In a very cool finish, survivors of British Airborne shuffle past our beleaguered heroes.

The ingenious payoff to the plot of the picture is that Gable provides information allowing 3,000 besieged British Airborne paratroopers to escape after the September 1944 “Bridge Too Far” battle of Arnhem. The title Betrayed refers to one of the three leads leaking the plans for Operation Market Garden to the Germans, which causes them to roll in two panzer divisions in anticipation of the Allies dropping 10,000 paratroopers behind Nazi lines to capture the Arnhem Road Bridge. The whole thing was a real-life disaster for the British and 7,000 of their boys ended up dead, wounded, or captured. The very last shot in the picture shows the Airborne survivors limping out of the fog after they had crossed the Rhine along an escape route mapped by heroes Gable and Turner.

If you know the history of this battle, the plot of Betrayed is a perfect fictional backstory that fits hand in glove with real-life events. Another surprise is that there’s very little explanation for what’s going on, meaning that Hollywood expected everyone in the 1954 audience to have the facts of Market Garden top of mind. It’s a level of sophistication that would never be anticipated by movie producers today.

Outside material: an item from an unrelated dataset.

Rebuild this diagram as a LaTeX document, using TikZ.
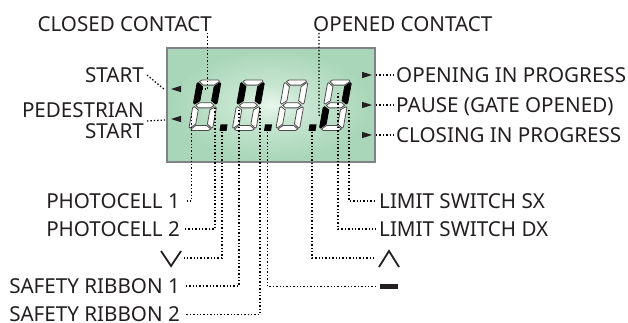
\documentclass[tikz,border=0pt]{standalone}
\usepackage{fontspec}
\setmainfont{Noto Sans}
\definecolor{ink}{HTML}{231F20}
\definecolor{rim}{HTML}{808285}
\definecolor{lcdout}{HTML}{A9D6B8}
\definecolor{lcdmid}{HTML}{C6E5D0}
\definecolor{lcdin}{HTML}{E8F6EC}
\pgfdeclareradialshading{lcdglow}{\pgfpointorigin}{color(0bp)=(lcdin); color(9bp)=(lcdmid); color(24bp)=(lcdout); color(50bp)=(lcdout)}
\tikzset{
  lbl/.style={inner sep=0pt,text height=14.6pt,text depth=0pt,font=\fontsize{20.6}{21}\selectfont,text=ink},
  lblr/.style={lbl,anchor=east},
  lbll/.style={lbl,anchor=west},
  dots/.style={line width=1.25pt,black,dash pattern=on 1.4pt off 2pt},
  symb/.style={line width=1.8pt,ink},
  segoff/.style={fill=white,draw=ink!80!white,line width=.8pt,line join=round},
  seglit/.style={fill=black,draw=black,line width=.8pt,line join=round},
  tri/.style={fill=ink},
}
% #1 x of lower left corner; #2..#8 styles of segments
\newcommand{\lcddigit}[8]{%
\begin{scope}[shift={(#1,130.6)},xslant=.18,x=1.08pt,y=1.01pt]
  \draw[#2] (2,48.5)--(4,50)--(19.5,50)--(20.5,48.5)--(16,45)--(6,45)--cycle;
  \draw[#3] (0,27.5)--(1.2,26.3)--(5.6,29.5)--(5.6,43.5)--(1,47.5)--(0,46.5)--cycle;
  \draw[#4] (22,27.5)--(20.8,26.3)--(16.4,29.5)--(16.4,43.5)--(21,47.5)--(22,46.5)--cycle;
  \draw[#5] (2.5,25)--(5.5,27.5)--(16.5,27.5)--(19.5,25)--(16.5,22.5)--(5.5,22.5)--cycle;
  \draw[#6] (0,22.5)--(1.2,23.7)--(5.6,20.5)--(5.6,6.5)--(1,2.5)--(0,3.5)--cycle;
  \draw[#7] (22,22.5)--(20.8,23.7)--(16.4,20.5)--(16.4,6.5)--(21,2.5)--(22,3.5)--cycle;
  \draw[#8] (2,1.5)--(4,0)--(18,0)--(20.5,1.5)--(16,5)--(6,5)--cycle;
\end{scope}}
\begin{document}
\begin{tikzpicture}[x=1pt,y=-1pt]
\useasboundingbox (0,0) rectangle (628,323);
% panel
\shade[shading=lcdglow] (167,48) rectangle (375,162);
\draw[rim,line width=2pt] (167,48) rectangle (375,162);
% digits
\lcddigit{188.5}{segoff}{seglit}{seglit}{segoff}{segoff}{segoff}{segoff}
\lcddigit{232}{segoff}{seglit}{seglit}{segoff}{segoff}{segoff}{segoff}
\lcddigit{275.5}{segoff}{segoff}{segoff}{segoff}{segoff}{segoff}{segoff}
\lcddigit{319}{segoff}{segoff}{seglit}{segoff}{seglit}{segoff}{segoff}
% decimal points
\fill[black] (220.5,124.5)--(227.5,124.5)--(226.5,131)--(219.5,131)--cycle;
\fill[black] (265,124.5)--(272,124.5)--(271,131)--(264,131)--cycle;
\fill[black] (309.5,124.5)--(316.5,124.5)--(315.5,131)--(308.5,131)--cycle;
% indicator triangles
\fill[tri] (171,89)--(181,85.8)--(181,92.2)--cycle;
\fill[tri] (171,119)--(181,115.8)--(181,122.2)--cycle;
\fill[tri] (372,75)--(362,71.8)--(362,78.2)--cycle;
\fill[tri] (372,105)--(362,101.8)--(362,108.2)--cycle;
\fill[tri] (372,135)--(362,131.8)--(362,138.2)--cycle;
% labels
\node[lblr] (closed) at (212,24) {CLOSED CONTACT};
\node[lbll] (opened) at (313,24) {OPENED CONTACT};
\node[lblr] (start) at (144,75) {START};
\node[inner sep=0pt,align=right,anchor=east,text=ink,font=\fontsize{20.6}{21}\selectfont] (ped) at (144,121) {PEDESTRIAN\\START};
\node[lbll] (opening) at (396,75) {OPENING IN PROGRESS};
\node[lbll] (pause) at (396,105) {PAUSE (GATE OPENED)};
\node[lbll] (closing) at (396,135) {CLOSING IN PROGRESS};
\node[lblr] (ph1) at (180,201) {PHOTOCELL 1};
\node[lblr] (ph2) at (180,229) {PHOTOCELL 2};
\node[lblr] (sr1) at (180,286) {SAFETY RIBBON 1};
\node[lblr] (sr2) at (180,314.5) {SAFETY RIBBON 2};
\node[lbll] (lsx) at (379,201) {LIMIT SWITCH SX};
\node[lbll] (ldx) at (379,229) {LIMIT SWITCH DX};
% symbols
\coordinate (vsym) at (181,258);
\coordinate (usym) at (379,258);
\coordinate (msym) at (379,286.5);
\draw[symb] (161,251)--(171,266)--(181,251);
\draw[symb] (379,267)--(389,251)--(399,267);
\fill[ink] (380,284)rectangle(398,289);
% connector ends on the display
\coordinate (cTop) at (207.7,33);
\coordinate (cEnd) at (197,89);
\coordinate (oTop) at (319,33);
\coordinate (oEnd) at (323,118);
\coordinate (tStart) at (165,90);
\coordinate (tPed) at (165,120);
\coordinate (tOpen) at (376,75);
\coordinate (tPause) at (376,105);
\coordinate (tClose) at (376,135);
\coordinate (aPh1) at (191.7,113);
\coordinate (aPh2) at (215,108);
\coordinate (aV) at (222,132);
\coordinate (aS1) at (239,110);
\coordinate (aS2) at (260,108);
\coordinate (aM) at (267.5,132);
\coordinate (aU) at (312,132);
\coordinate (aDX) at (338,93);
\coordinate (aSX) at (349,110);
% connectors
\draw[dots] (cTop) |- (cEnd);
\draw[dots] (oTop) -- (319,115) -- (oEnd);
\draw[dots] ([xshift=3pt]start.east) -- (tStart);
\draw[dots] ([xshift=3pt]ped.east) -- (tPed);
\draw[dots] (tOpen) -- ([xshift=-1pt]opening.west);
\draw[dots] (tPause) -- ([xshift=-1pt]pause.west);
\draw[dots] (tClose) -- ([xshift=-1pt]closing.west);
\draw[dots] (aPh1) |- ([xshift=5pt]ph1.east);
\draw[dots] (aPh2) |- ([xshift=5pt]ph2.east);
\draw[dots] (aV) |- ([xshift=3pt]vsym);
\draw[dots] (aS1) |- ([xshift=5pt]sr1.east);
\draw[dots] (aS2) |- ([xshift=5pt]sr2.east);
\draw[dots] (aM) |- ([xshift=-4pt]msym);
\draw[dots] (aU) |- ([xshift=-4pt]usym);
\draw[dots] (aDX) |- ([xshift=-3pt]ldx.west);
\draw[dots] (aSX) |- ([xshift=-3pt]lsx.west);
\end{tikzpicture}
\end{document}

I had no idea I was going to get to go back to Holland on a frozen Friday night in Pennsylvania and watch my Dutch friends do a whole bunch of crazy-heroic stuff to a whole bunch of hapless Germans. Oh, the Dutch were heroic in World War II all right. Much more heroic than simply wielding a machine gun. Come to think of it, Clark Gable had Dutch roots and his character in Betrayed is very Dutch indeed. He’s not a gun toter; he uses his brains at every step to outwit the thugs who hijacked the 20th century on their way to a thousand-year Reich. “Not on my watch,” was the response of the crafty, and ultimately liberated, Dutch.